Real-Life Experiences

Jupiter in the 9th House (Sagittarius)
When Saturn conjoined my Jupiter in Sagittarius, I had just moved abroad. It was supposed to be my “Jupiter dream”, freedom, adventure, new horizons. Instead, Saturn arrived with a crash course in reality. I ran out of money, struggled with the language, and questioned everything.
Looking back, it wasn’t failure. Saturn wasn’t blocking my freedom, it was just teaching me that freedom without structure isn’t freedom at all. Two years later, when I returned to the same country, this time with savings, a plan, and a clearer sense of purpose, everything flowed. Jupiter rewarded what Saturn had taught.
Jupiter in the 2nd House (Pisces)
A friend of mine, Anna, had Jupiter in Pisces in her 2nd house. For years, she relied on others financially, especially her mother, without realizing it. When Saturn met Jupiter there, the safety net vanished. Tax debts, financial losses, and relationship issues surfaced at once. And funnily enough, around the time the conjunction was applying, she even got fined for speeding.
That transit forced her to face what Jupiter had inflated: dependency. It stripped away illusions and rebuilt her sense of value from the ground up.
Jupiter in the 6th House (Capricorn Rising)
Another friend experienced the conjunction as a reward. Her years of consistent effort finally paid off with a new job and better income. She’d built Saturn’s foundation before Jupiter arrived and that made all the difference. For her, the conjunction was expansion she could sustain.
What This Transit Teaches
When Saturn meets Jupiter, your optimism meets accountability. Dreams that aren’t built well fall apart, and that’s not punishment… it’s just correction.
- If you’ve been unrealistic, Saturn trims.
- If you’ve been underestimating yourself, Jupiter expands.
- If you’ve been drifting, this transit gives you direction.
The conjunction isn’t about endings or luck. It’s about alignment, bringing your vision into form.
If it hits your angles or your chart ruler, you’ll feel it strongly. Especially for Sagittarius and Pisces risings, it’s a life checkpoint.
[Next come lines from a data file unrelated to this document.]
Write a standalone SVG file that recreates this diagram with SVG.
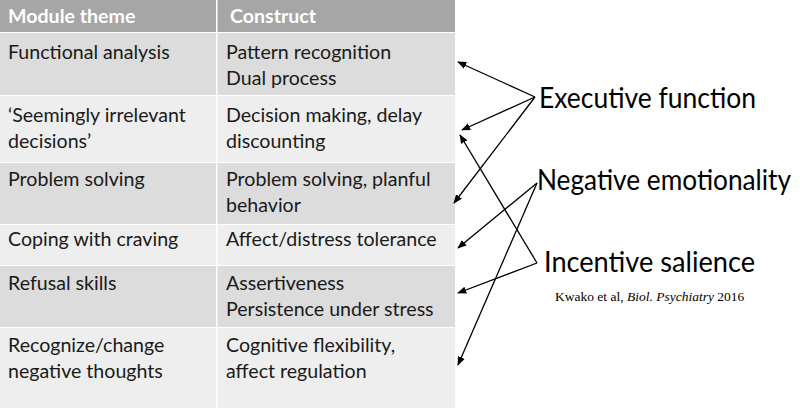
<svg xmlns="http://www.w3.org/2000/svg" width="800" height="408" viewBox="0 0 800 408">
<style>
.c{font-family:Lato,"Open Sans",sans-serif;font-size:19.6px;fill:#1a1a1a}
.h{font-family:Lato,"Open Sans",sans-serif;font-size:19.6px;font-weight:bold;fill:#fff}
.b{font-family:Lato,"Open Sans",sans-serif;font-size:28px;fill:#000}
.d{fill:#dcdcdc}.l{fill:#eeeeee}
line{stroke:#000;stroke-width:1.3;marker-end:url(#a)}
</style>
<defs><marker id="a" viewBox="0 0 10 10" refX="9" refY="5" markerWidth="7" markerHeight="7" orient="auto"><path d="M0,1 L10,5 L0,9 z" fill="#000"/></marker></defs>
<rect width="800" height="408" fill="#fff"/>
<g id="table">
<rect x="0" y="0" width="455" height="32" fill="#a6a6a6"/>
<rect class="d" x="0" y="33" width="455" height="62"/>
<rect class="l" x="0" y="96" width="455" height="66"/>
<rect class="d" x="0" y="163" width="455" height="61"/>
<rect class="l" x="0" y="225" width="455" height="40"/>
<rect class="d" x="0" y="266" width="455" height="61"/>
<rect class="l" x="0" y="328" width="455" height="80"/>
<rect x="216" y="0" width="1.5" height="408" fill="#fff"/>
<text class="h" x="8" y="23">Module theme</text><text class="h" x="230" y="23">Construct</text>
<text class="c" x="8" y="59">Functional analysis</text>
<text class="c" x="226" y="59">Pattern recognition</text><text class="c" x="226" y="85">Dual process</text>
<text class="c" x="8" y="122">‘Seemingly irrelevant</text><text class="c" x="8" y="148">decisions’</text>
<text class="c" x="226" y="122">Decision making, delay</text><text class="c" x="226" y="148">discounting</text>
<text class="c" x="8" y="186">Problem solving</text>
<text class="c" x="226" y="186">Problem solving, planful</text><text class="c" x="226" y="212">behavior</text>
<text class="c" x="8" y="246">Coping with craving</text><text class="c" x="226" y="246">Affect/distress tolerance</text>
<text class="c" x="8" y="290">Refusal skills</text>
<text class="c" x="226" y="290">Assertiveness</text><text class="c" x="226" y="316">Persistence under stress</text>
<text class="c" x="8" y="352">Recognize/change</text><text class="c" x="8" y="378">negative thoughts</text>
<text class="c" x="226" y="352">Cognitive flexibility,</text><text class="c" x="226" y="378">affect regulation</text>
</g>
<g id="labels">
<text class="b" x="539" y="108" textLength="217" lengthAdjust="spacingAndGlyphs">Executive function</text>
<text class="b" x="537" y="190" textLength="254" lengthAdjust="spacingAndGlyphs">Negative emotionality</text>
<text class="b" x="544" y="272" textLength="211" lengthAdjust="spacingAndGlyphs">Incentive salience</text>
<text x="555" y="301" font-family="Liberation Serif,serif" font-size="13.5">Kwako et al, <tspan font-style="italic">Biol. Psychiatry</tspan> 2016</text>
</g>
<g id="connectors">
<line x1="535" y1="97" x2="458" y2="62"/>
<line x1="535" y1="97" x2="462" y2="130"/>
<line x1="535" y1="97" x2="454" y2="203"/>
<line x1="537" y1="183" x2="458" y2="248"/>
<line x1="537" y1="183" x2="458" y2="365"/>
<line x1="537" y1="263" x2="460" y2="135"/>
<line x1="537" y1="263" x2="458" y2="293"/>
</g>
</svg>
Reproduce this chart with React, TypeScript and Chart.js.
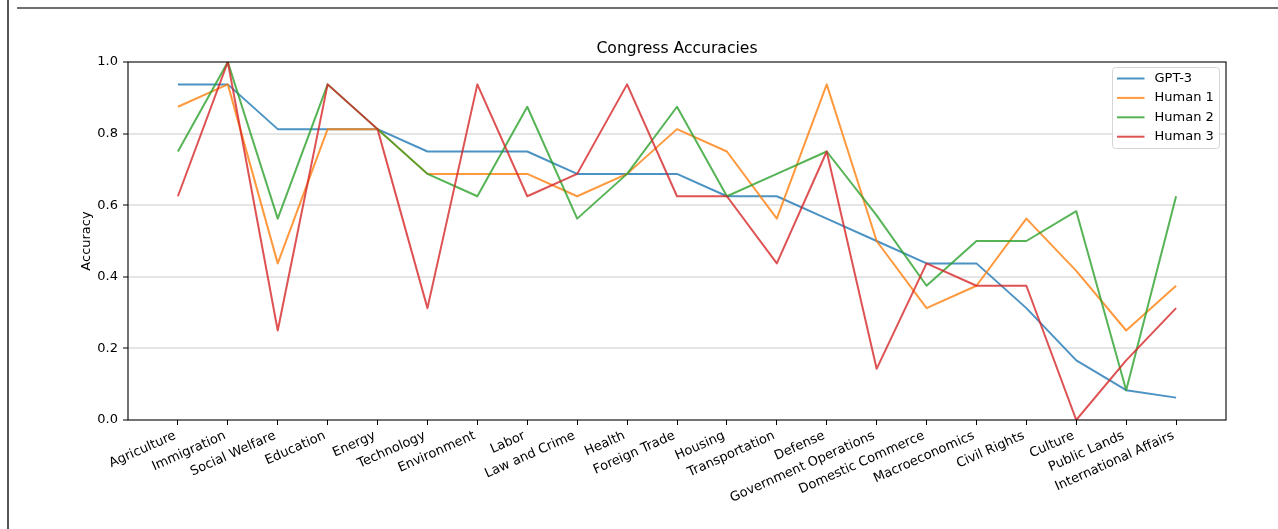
import React, { useEffect, useRef } from 'react';
import { Chart, registerables } from 'chart.js';

Chart.register(...registerables);

const categories = [
  'Agriculture', 'Immigration', 'Social Welfare', 'Education', 'Energy', 'Technology',
  'Environment', 'Labor', 'Law and Crime', 'Health', 'Foreign Trade', 'Housing',
  'Transportation', 'Defense', 'Government Operations', 'Domestic Commerce',
  'Macroeconomics', 'Civil Rights', 'Culture', 'Public Lands', 'International Affairs',
];

const gpt3 = [0.9375, 0.9375, 0.8125, 0.8125, 0.8125, 0.75, 0.75, 0.75, 0.6875, 0.6875, 0.6875, 0.625, 0.625, 0.5625, 0.5, 0.4375, 0.4375, 0.3125, 0.1667, 0.0833, 0.0625];
const human1 = [0.875, 0.9375, 0.4375, 0.8125, 0.8125, 0.6875, 0.6875, 0.6875, 0.625, 0.6875, 0.8125, 0.75, 0.5625, 0.9375, 0.5, 0.3125, 0.375, 0.5625, 0.4167, 0.25, 0.375];
const human2 = [0.75, 1.0, 0.5625, 0.9375, 0.8125, 0.6875, 0.625, 0.875, 0.5625, 0.6875, 0.875, 0.625, 0.6875, 0.75, 0.5714, 0.375, 0.5, 0.5, 0.5833, 0.0833, 0.625];
const human3 = [0.625, 1.0, 0.25, 0.9375, 0.8125, 0.3125, 0.9375, 0.625, 0.6875, 0.9375, 0.625, 0.625, 0.4375, 0.75, 0.1429, 0.4375, 0.375, 0.375, 0.0, 0.1667, 0.3125];

const seriesNames = ['GPT-3', 'Human 1', 'Human 2', 'Human 3'];
const seriesValues = [gpt3, human1, human2, human3];
const seriesColors = [
  'rgba(31,119,180,0.8)',
  'rgba(255,127,14,0.8)',
  'rgba(44,160,44,0.8)',
  'rgba(214,39,40,0.8)',
];

const yTicks = [0, 0.2, 0.4, 0.6, 0.8, 1.0];
const titleText = 'Congress Accuracies';
const yLabelText = 'Accuracy';

const FONT = 'DejaVu Sans';
const LABEL_ROT = (24 * Math.PI) / 180;

const overlayPlugin = {
  id: 'overlay',
  afterDatasetsDraw(chart: any) {
    const { ctx, chartArea } = chart;
    ctx.save();
    ctx.strokeStyle = '#000';
    ctx.lineWidth = 1.1;
    ctx.strokeRect(chartArea.left, chartArea.top, chartArea.right - chartArea.left, chartArea.bottom - chartArea.top);
    ctx.restore();
  },
  afterDraw(chart: any) {
    const { ctx, chartArea } = chart;
    const xScale = chart.scales.x;
    ctx.save();
    // x tick labels (matplotlib-style: rotated, right/top aligned bounding box)
    const fs = 13;
    ctx.font = `${fs}px "${FONT}"`;
    ctx.fillStyle = '#000';
    ctx.textAlign = 'left';
    ctx.textBaseline = 'alphabetic';
    const a = 0.76 * fs;
    const d = 0.24 * fs;
    const c = Math.cos(LABEL_ROT);
    const s = Math.sin(LABEL_ROT);
    const topY = chartArea.bottom + 9.2;
    categories.forEach((label, i) => {
      const w = ctx.measureText(label).width;
      const corners = [
        [0, -a],
        [w, -a],
        [w, d],
        [0, d],
      ].map(([x, y]) => [x * c + y * s, -x * s + y * c]);
      const xmax = Math.max(...corners.map((p) => p[0]));
      const ymin = Math.min(...corners.map((p) => p[1]));
      const tx = xScale.getPixelForValue(i);
      ctx.save();
      ctx.translate(tx - xmax, topY - ymin);
      ctx.rotate(-LABEL_ROT);
      ctx.fillText(label, 0, 0);
      ctx.restore();
    });
    // title
    ctx.font = `15.6px "${FONT}"`;
    ctx.textAlign = 'center';
    ctx.textBaseline = 'alphabetic';
    ctx.fillText(titleText, (chartArea.left + chartArea.right) / 2, 53);
    // y label
    ctx.save();
    ctx.translate(86.5, (chartArea.top + chartArea.bottom) / 2);
    ctx.rotate(-Math.PI / 2);
    ctx.font = `13px "${FONT}"`;
    ctx.textAlign = 'center';
    ctx.textBaseline = 'middle';
    ctx.fillText(yLabelText, 0, 0);
    ctx.restore();
    // legend
    const lw = 107;
    const lh = 81;
    const lx = chartArea.right - 6.5 - lw;
    const ly = chartArea.top + 5.5;
    const r = 3;
    ctx.beginPath();
    ctx.moveTo(lx + r, ly);
    ctx.lineTo(lx + lw - r, ly);
    ctx.quadraticCurveTo(lx + lw, ly, lx + lw, ly + r);
    ctx.lineTo(lx + lw, ly + lh - r);
    ctx.quadraticCurveTo(lx + lw, ly + lh, lx + lw - r, ly + lh);
    ctx.lineTo(lx + r, ly + lh);
    ctx.quadraticCurveTo(lx, ly + lh, lx, ly + lh - r);
    ctx.lineTo(lx, ly + r);
    ctx.quadraticCurveTo(lx, ly, lx + r, ly);
    ctx.closePath();
    ctx.fillStyle = 'rgba(255,255,255,0.8)';
    ctx.fill();
    ctx.strokeStyle = 'rgba(204,204,204,0.8)';
    ctx.lineWidth = 1;
    ctx.stroke();
    ctx.font = `13px "${FONT}"`;
    ctx.textAlign = 'left';
    ctx.textBaseline = 'middle';
    seriesNames.forEach((name, i) => {
      const y = ly + 11 + i * 19.4;
      ctx.strokeStyle = seriesColors[i];
      ctx.lineWidth = 2;
      ctx.beginPath();
      ctx.moveTo(lx + 4.5, y);
      ctx.lineTo(lx + 32, y);
      ctx.stroke();
      ctx.fillStyle = '#000';
      ctx.fillText(name, lx + 42, y);
    });
    ctx.restore();
  },
};

export default function App() {
  const ref = useRef<HTMLCanvasElement | null>(null);

  useEffect(() => {
    if (!ref.current) return;
    const chart = new Chart(ref.current, {
      type: 'line',
      data: {
        datasets: seriesNames.map((name, si) => ({
          label: name,
          data: seriesValues[si].map((v, i) => ({ x: i, y: v })),
          borderColor: seriesColors[si],
          backgroundColor: seriesColors[si],
          borderWidth: 2,
          pointRadius: 0,
          tension: 0,
          fill: false,
          order: seriesNames.length - si,
          borderJoinStyle: 'round',
        })),
      },
      options: {
        animation: false,
        responsive: false,
        layout: { padding: { left: 0, top: 62, right: 52, bottom: 0 } },
        plugins: {
          legend: { display: false },
          title: { display: false },
          tooltip: { enabled: false },
        },
        scales: {
          x: {
            type: 'linear',
            min: -1,
            max: 21,
            afterBuildTicks: (s: any) => {
              s.ticks = categories.map((_, i) => ({ value: i }));
            },
            afterFit: (s: any) => {
              s.height = 109;
            },
            ticks: {
              display: false,
              autoSkip: false,
              callback: (v: any) => categories[v] ?? '',
            },
            grid: {
              drawOnChartArea: false,
              drawTicks: true,
              tickLength: 5,
              tickColor: '#000',
              tickWidth: 1,
            },
            border: { display: false },
          },
          y: {
            type: 'linear',
            min: 0,
            max: 1,
            afterBuildTicks: (s: any) => {
              s.ticks = yTicks.map((v) => ({ value: v }));
            },
            afterFit: (s: any) => {
              s.width = 128;
            },
            ticks: {
              padding: 5,
              color: '#000',
              font: { family: FONT, size: 13 },
              callback: (v: any) => Number(v).toFixed(1),
            },
            grid: {
              color: (c: any) =>
                c.tick && c.tick.value > 0.001 && c.tick.value < 0.999 ? 'rgba(0,0,0,0.1)' : 'rgba(0,0,0,0)',
              lineWidth: 2,
              drawTicks: true,
              tickLength: 5,
              tickColor: '#000',
              tickWidth: 1,
            },
            border: { display: false },
          },
        },
      } as any,
      plugins: [overlayPlugin],
    });
    return () => chart.destroy();
  }, []);

  return (
    <div style={{ position: 'fixed', left: 0, top: 0, width: 1278, height: 529, background: '#fff' }}>
      <canvas ref={ref} width={1278} height={529} style={{ position: 'absolute', left: 0, top: 0 }} />
      <div style={{ position: 'absolute', left: 7, top: 0, width: 2, height: 529, background: '#555' }} />
      <div style={{ position: 'absolute', left: 17, top: 7, width: 1261, height: 2, background: '#707070' }} />
    </div>
  );
}
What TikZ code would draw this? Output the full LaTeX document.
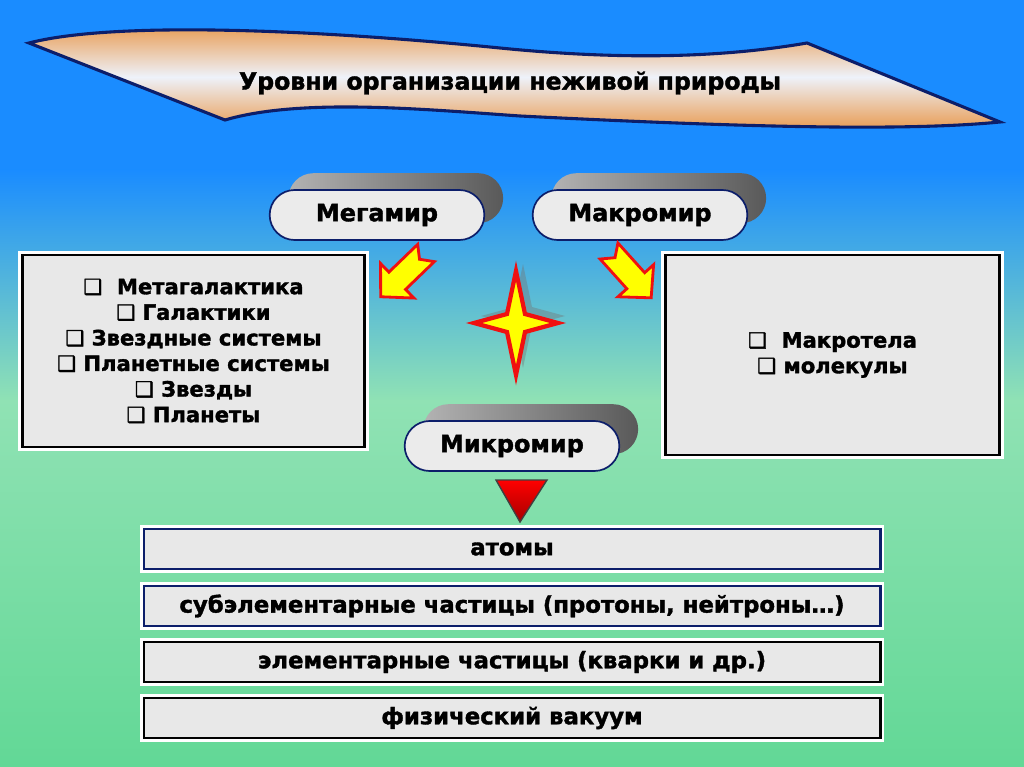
\documentclass[tikz,border=0pt]{standalone}
\usepackage{fontspec}
\setmainfont{DejaVu Sans}[BoldFeatures={FakeBold=1.6}]
\usetikzlibrary{shapes.misc,shadows}
\definecolor{skyblue}{HTML}{1A8CFF}
\definecolor{seamid}{HTML}{90E2B4}
\definecolor{seagreen}{HTML}{62D896}
\definecolor{bannerorange}{HTML}{E8974A}
\definecolor{bannerlight}{HTML}{EEF2FA}
\definecolor{inknavy}{HTML}{0C1E6A}
\definecolor{panelgray}{HTML}{E8E8E8}
\definecolor{starred}{HTML}{F01010}
\definecolor{staryellow}{HTML}{FFFF00}
\newcommand{\chk}{{\fontsize{15}{15}\selectfont ❑}}

\begin{document}
\begin{tikzpicture}[x=0.025cm, y=-0.025cm, font=\bfseries,
  pill/.style={rounded rectangle, draw=inknavy, line width=1.2pt, fill=black!8,
               minimum width=5.6cm, minimum height=1.25cm,
               font=\fontsize{17}{20}\selectfont\bfseries,
               general shadow={shadow xshift=0.47cm, shadow yshift=0.42cm,
                               left color=black!30, right color=black!65}},
  panel/.style={draw=black, line width=2pt, fill=panelgray, align=center,
                preaction={draw=white, line width=6pt},
                font=\fontsize{15}{18.2}\selectfont\bfseries},
  bar/.style={draw=#1, line width=2pt, fill=panelgray,
              minimum width=18.4cm, minimum height=1cm,
              preaction={draw=white, line width=6pt},
              font=\fontsize{16.2}{20}\selectfont\bfseries},
  bar/.default=inknavy,
  blockarrow/.style={fill=staryellow, draw=starred, line width=2pt, line join=miter},
  sparkle/.pic={\path[pic actions] (0,-52) -- (9,-9) -- (42,0) -- (9,9) -- (0,52)
                 -- (-9,9) -- (-42,0) -- (-9,-9) -- cycle;}]
\useasboundingbox (0,0) rectangle (1024,767);
% background
\fill[skyblue] (0,0) rectangle (1024,171);
\shade[top color=skyblue, bottom color=seamid] (0,170) rectangle (1024,401);
\shade[top color=seamid, bottom color=seagreen] (0,400) rectangle (1024,767);
% banner
\draw[inknavy, line width=2.2pt, top color=bannerorange, bottom color=bannerorange,
      middle color=bannerlight]
  (29,43) .. controls (110,22) and (300,28) .. (500,48)
  .. controls (620,60) and (720,58) .. (807,43) -- (1000,122)
  .. controls (900,132) and (720,126) .. (520,116)
  .. controls (420,109) and (300,98) .. (225,120) -- cycle;
\node[font=\fontsize{16.8}{20}\selectfont\bfseries] (title) at (510,83)
  {Уровни организации неживой природы};
% worlds
\node[pill] (mega) at (377,215) {Мегамир};
\node[pill] (macro) at (640,215) {Макромир};
\node[pill] (micro) at (512,446) {Микромир};
% lists
\node[panel, minimum width=8.55cm, minimum height=4.8cm] (megalist) at (193.5,351)
  {\chk\ \ Метагалактика\\ \chk\ Галактики\\ \chk\ Звездные системы\\
   \chk\ Планетные системы\\ \chk\ Звезды\\ \chk\ Планеты};
\node[panel, minimum width=8.35cm, minimum height=5cm] (macrolist) at (832.5,355)
  {\chk\ \ Макротела\\ \chk\ молекулы};
% block arrows
\foreach \tx/\ty/\ang in {426/253/-136, 609/251/-48}
  \draw[blockarrow, shift={(\tx,\ty)}, rotate=\ang]
    (0,-12) -- (40,-12) -- (40,-24) -- (63,0) -- (40,24) -- (40,12) -- (0,12) -- (9,0) -- cycle;
% star
\pic[fill=black!55, opacity=0.4] at (523,316) {sparkle};
\pic[fill=staryellow, draw=starred, line width=3pt, line join=miter] at (516,323) {sparkle};
% down triangle
\draw[black!75, line width=1pt, top color=red, bottom color=red!65!black]
  (496,480) -- (547,480) -- (520,522) -- cycle;
% levels
\node[bar] (atoms) at (512,549) {атомы};
\node[bar] (subparticles) at (512,606) {субэлементарные частицы (протоны, нейтроны…)};
\node[bar=black] (particles) at (512,662) {элементарные частицы (кварки и др.)};
\node[bar=black] (vacuum) at (512,718) {физический вакуум};
\end{tikzpicture}
\end{document}
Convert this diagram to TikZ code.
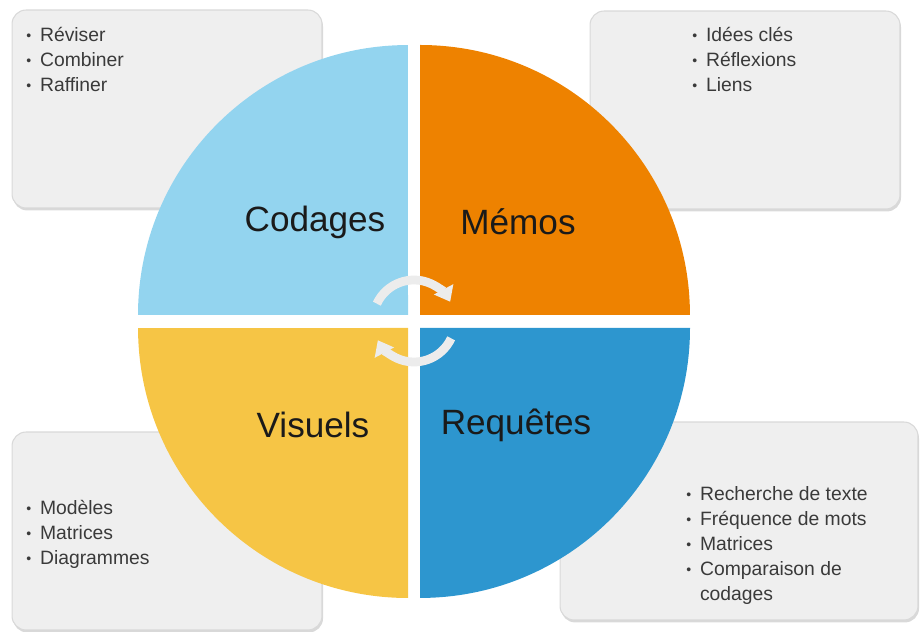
\documentclass[tikz,border=0pt]{standalone}
\usepackage{fontspec}
\setmainfont{Liberation Sans}
\usepackage{xcolor}
\usetikzlibrary{arrows.meta, positioning, shadows}
\definecolor{codblue}{HTML}{93D4EF}
\definecolor{memorange}{HTML}{EE8200}
\definecolor{visyellow}{HTML}{F6C545}
\definecolor{reqblue}{HTML}{2D96CF}
\definecolor{boxgray}{HTML}{EFEFEF}
\definecolor{boxline}{HTML}{D9D9D9}
\definecolor{listtext}{HTML}{3A3A3A}
\definecolor{labeltext}{HTML}{1A1A1A}

\newcommand{\puce}{\raisebox{0.15ex}{\footnotesize\textbullet}}

\begin{document}
\begin{tikzpicture}[
  x=0.02cm, y=0.02cm,
  panel/.style={rectangle, rounded corners=8pt, draw=boxline, line width=0.6pt,
                fill=boxgray, minimum height=3.96cm,
                drop shadow={shadow xshift=0.6pt, shadow yshift=-1.4pt, opacity=0.3}},
  liste/.style={anchor=north west, inner sep=0pt, text=listtext,
                font=\fontsize{11}{14.2}\selectfont, align=left},
  titre/.style={font=\fontsize{20}{24}\selectfont, text=labeltext},
  fleche/.style={line width=5pt, color=white!85!gray,
                 -{Triangle[length=8pt, width=12pt]}}
]
\useasboundingbox (0,0) rectangle (920,632);

% side panels
\node[panel, minimum width=6.2cm] (pcod) at (167,523) {};
\node[panel, minimum width=6.2cm] (pmem) at (745,522) {};
\node[panel, minimum width=6.2cm] (pvis) at (167,101) {};
\node[panel, minimum width=7.16cm] (preq) at (739,111) {};

% quarters of the wheel
\fill[codblue] (408,317) -- (138,317) arc[start angle=180, end angle=90, radius=5.4cm] -- cycle;
\fill[memorange] (420,317) -- (420,587) arc[start angle=90, end angle=0, radius=5.4cm] -- cycle;
\fill[visyellow] (408,304) -- (408,34) arc[start angle=270, end angle=180, radius=5.4cm] -- cycle;
\fill[reqblue] (420,304) -- (690,304) arc[start angle=0, end angle=-90, radius=5.4cm] -- cycle;

\node[titre] (codages) at (315,410) {Codages};
\node[titre] (memos) at (518,410) {Mémos};
\node[titre] (visuels) at (313,207) {Visuels};
\node[titre] (requetes) at (516,207) {Requêtes};

% cycle arrows
\coordinate (centre) at (414,311);
\draw[fleche] ([shift={(155:0.82cm)}]centre) arc[start angle=155, end angle=28, radius=0.82cm];
\draw[fleche] ([shift={(-25:0.82cm)}]centre) arc[start angle=-25, end angle=-152, radius=0.82cm];

% lists
\node[liste] (lcod) at (26,608) {\begin{tabular}{@{}l@{\hspace{5pt}}l@{}}
  \puce & Réviser\\ \puce & Combiner\\ \puce & Raffiner
\end{tabular}};
\node[liste] (lmem) at (692,608) {\begin{tabular}{@{}l@{\hspace{5pt}}l@{}}
  \puce & Idées clés\\ \puce & Réflexions\\ \puce & Liens
\end{tabular}};
\node[liste] (lvis) at (26,135) {\begin{tabular}{@{}l@{\hspace{5pt}}l@{}}
  \puce & Modèles\\ \puce & Matrices\\ \puce & Diagrammes
\end{tabular}};
\node[liste] (lreq) at (686,149) {\begin{tabular}{@{}l@{\hspace{5pt}}l@{}}
  \puce & Recherche de texte\\ \puce & Fréquence de mots\\ \puce & Matrices\\
  \puce & Comparaison de\\ & codages
\end{tabular}};

\end{tikzpicture}
\end{document}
The faith you’ve carried starts demanding proof through structure, consistency, and real-world action.
And if you don’t feel this transit? That’s okay too. Not everyone is equally sensitive to outer-planet transits. But at the very least, you’ll feel Saturn moving through the house it’s currently in. If it’s in your 6th house, you may take on more responsibilities or need to get organized. If it’s in your 1st, you might feel more serious about life itself, setting boundaries, redefining priorities, and taking yourself more seriously.